Opinion
February 17, 1998
Appeal from the Supreme Court, Nassau County (O'Connell, J.).
Ordered that the appeal from the order dated February 20, 1997, dismissed as that order was superseded by the order dated June 19, 1997, made upon reargument; and it is further,
Ordered that the order dated June 19, 1997, is affirmed insofar as appealed from; and it is further,
Ordered that the respondents are awarded one bill of costs.

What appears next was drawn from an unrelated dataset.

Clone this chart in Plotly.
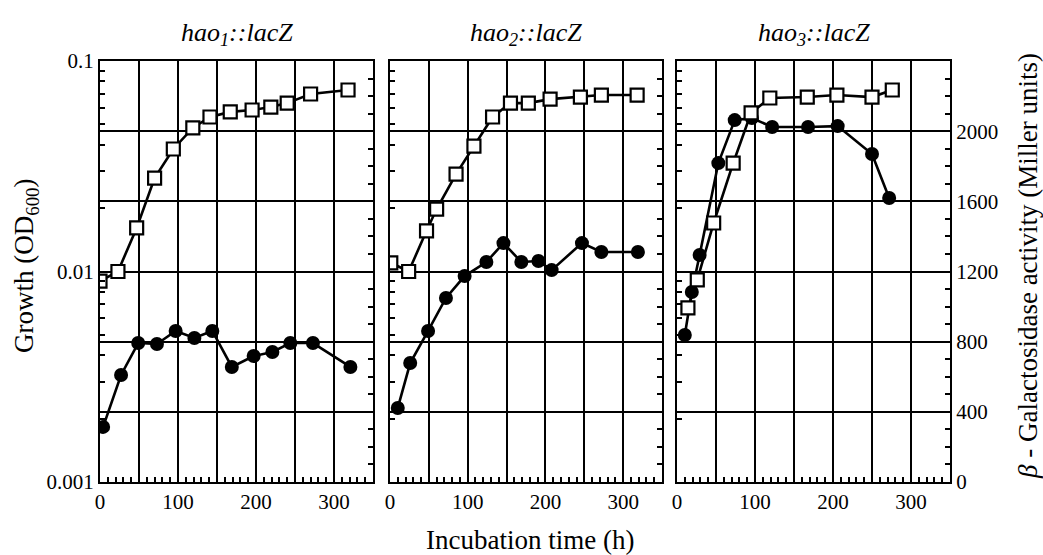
import plotly.graph_objects as go

W, H = 1043, 555

# time points (h) and values
# open squares = growth (OD600, left log axis)
# filled circles = beta-galactosidase (Miller units, right axis)
t1_od = [0, 23, 47, 70, 94, 119, 141, 167, 195, 219, 240, 270, 318]
od1 = [0.0090, 0.0100, 0.0161, 0.0278, 0.0382, 0.0481, 0.0542, 0.0573, 0.0585, 0.0604, 0.0631, 0.0697, 0.0728]
t1_gal = [4, 27, 49, 73, 97, 121, 144, 169, 197, 221, 244, 273, 321]
gal1 = [314, 610, 792, 787, 861, 821, 861, 656, 718, 741, 792, 792, 656]

t2_od = [1, 24, 47, 60, 85, 108, 132, 155, 178, 206, 245, 272, 318]
od2 = [0.0110, 0.0100, 0.0156, 0.0198, 0.0290, 0.0394, 0.0542, 0.0631, 0.0631, 0.0659, 0.0674, 0.0689, 0.0689]
t2_gal = [10, 26, 49, 72, 96, 124, 146, 169, 191, 208, 247, 272, 319]
gal2 = [422, 678, 861, 1049, 1174, 1254, 1362, 1254, 1260, 1208, 1362, 1311, 1311]

t3_od = [14, 26, 47, 72, 95, 119, 167, 205, 250, 276]
od3 = [0.00671, 0.00912, 0.0170, 0.0327, 0.0567, 0.0667, 0.0674, 0.0689, 0.0674, 0.0728]
t3_gal = [10, 19, 29, 53, 74, 96, 122, 168, 206, 250, 272]
gal3 = [838, 1083, 1294, 1818, 2063, 2075, 2024, 2024, 2029, 1870, 1619]

titles = ["<i>hao</i><sub><i>1</i></sub><i>::lacZ</i>",
          "<i>hao</i><sub><i>2</i></sub><i>::lacZ</i>",
          "<i>hao</i><sub><i>3</i></sub><i>::lacZ</i>"]

x_ticks = [0, 50, 100, 150, 200, 250, 300, 350]
x_labels = ["0", "", "100", "", "200", "", "300", ""]
gal_ticks = [0, 400, 800, 1200, 1600, 2000, 2400]
gal_labels = ["0", "400", "800", "1200", "1600", "2000", ""]
od_ticks = [0.001, 0.002, 0.003, 0.004, 0.005, 0.006, 0.007, 0.008, 0.009,
            0.01, 0.02, 0.03, 0.04, 0.05, 0.06, 0.07, 0.08, 0.09, 0.1]
od_labels = ["0.001", "", "", "", "", "", "", "", "",
             "0.01", "", "", "", "", "", "", "", "", "0.1"]

panels = [(t1_od, od1, t1_gal, gal1), (t2_od, od2, t2_gal, gal2), (t3_od, od3, t3_gal, gal3)]

# pixel boxes of the three panels
xpix = [(100, 373), (390, 662), (677, 950)]
ytop, ybot = 61, 482
ydom = [(H - ybot) / H, (H - ytop) / H]

tickfont = dict(family="Liberation Serif", color="black", size=21)

fig = go.Figure()
layout = {}
for i, (tod, od, tgal, gal) in enumerate(panels):
    n = i + 1
    xname = "x" if n == 1 else "x%d" % n
    ylin = "y" if n == 1 else "y%d" % (2 * n - 1)
    ylog = "y%d" % (2 * n)

    fig.add_trace(go.Scatter(x=tgal, y=gal, xaxis=xname, yaxis=ylin, mode="lines+markers",
                             line=dict(color="black", width=2.6),
                             marker=dict(symbol="circle", size=14, color="black")))
    fig.add_trace(go.Scatter(x=tod, y=od, xaxis=xname, yaxis=ylog, mode="lines+markers",
                             line=dict(color="black", width=2.6),
                             marker=dict(symbol="square", size=13, color="white",
                                         line=dict(color="black", width=2.2))))

    xk = "xaxis" if n == 1 else "xaxis%d" % n
    layout[xk] = dict(domain=[xpix[i][0] / W, xpix[i][1] / W], anchor=ylin, range=[0, 350],
                      tickvals=x_ticks, ticktext=x_labels, ticks="inside", ticklen=5,
                      tickcolor="black", tickwidth=1.5, showgrid=True, gridcolor="black",
                      gridwidth=1.6, showline=True, linecolor="black", linewidth=2.2,
                      mirror=True, zeroline=False, tickfont=tickfont, automargin=False,
                      minor=dict(dtick=10, ticks="inside", ticklen=5, tickcolor="black",
                                 tickwidth=1.5, showgrid=False))

    ylk = "yaxis" if n == 1 else "yaxis%d" % (2 * n - 1)
    layout[ylk] = dict(domain=ydom, anchor=xname, side="right", range=[0, 2400],
                       tickvals=gal_ticks, ticktext=gal_labels, showticklabels=(n == 3),
                       ticks="inside", ticklen=5, tickcolor="black", tickwidth=1.5,
                       showgrid=True, gridcolor="black", gridwidth=1.6,
                       showline=True, linecolor="black", linewidth=2.2, zeroline=False,
                       tickfont=tickfont, automargin=False,
                       minor=dict(dtick=100, ticks="inside", ticklen=5, tickcolor="black",
                                  tickwidth=1.5, showgrid=False))

    ygk = "yaxis%d" % (2 * n)
    layout[ygk] = dict(domain=ydom, anchor=xname, overlaying=ylin, side="left", type="log",
                       range=[-3, -1], tickvals=od_ticks, ticktext=od_labels,
                       showticklabels=(n == 1), ticks="inside", ticklen=5, tickcolor="black",
                       tickwidth=1.5, showgrid=False, showline=True, linecolor="black",
                       linewidth=2.2, zeroline=False, tickfont=tickfont, automargin=False)


def note(text, x, y, size, angle=0):
    return dict(text=text, x=x / W, y=1 - y / H, xref="paper", yref="paper",
                xanchor="center", yanchor="middle", showarrow=False, textangle=angle,
                font=dict(family="Liberation Serif", color="black", size=size))


annotations = [note(t, (xpix[i][0] + xpix[i][1]) / 2, 34, 26) for i, t in enumerate(titles)]
annotations.append(note("Growth (OD<sub>600</sub>)", 26, 266, 27, -90))
annotations.append(note("<i>β</i> - Galactosidase activity (Miller units)", 1028, 266, 27, -90))
annotations.append(note("Incubation time (h)", 530, 540, 27))

fig.update_layout(**layout)
fig.update_layout(width=W, height=H, margin=dict(l=0, r=0, t=0, b=0, autoexpand=False),
                  paper_bgcolor="white", plot_bgcolor="white", showlegend=False,
                  annotations=annotations)

fig.write_html("out.html", config={"displayModeBar": False},
               post_script="document.body.style.margin='0';")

In order to recover damages from an owner of real property for injuries caused by the acts of criminals on the premises, a plaintiff must produce evidence indicating that the owner knew or should have known of the probability of conduct on the part of third persons which was likely to endanger the safety of those lawfully on the premises ( see, Jacqueline S. v. City of New York, 81 N.Y.2d 288, 294-295; Nallan v. Helmsley-Spear, Inc., 50 N.Y.2d 507, 519-520). Here, the Supreme Court properly found that, after the respondents made a prima facie case for summary judgment, the plaintiff's proof failed to raise a triable question of whether the respondents had such notice of prior criminal activity so as to make the shooting of the plaintiff foreseeable ( see, Francis v. Ocean Vil. Apts., 222 A.D.2d 551; Harris v. New York City Hous. Auth., 194 A.D.2d 714; Iannelli v. Powers, 114 A.D.2d 157).
Mangano, P.J., Bracken, Copertino and Santucci, JJ., concur.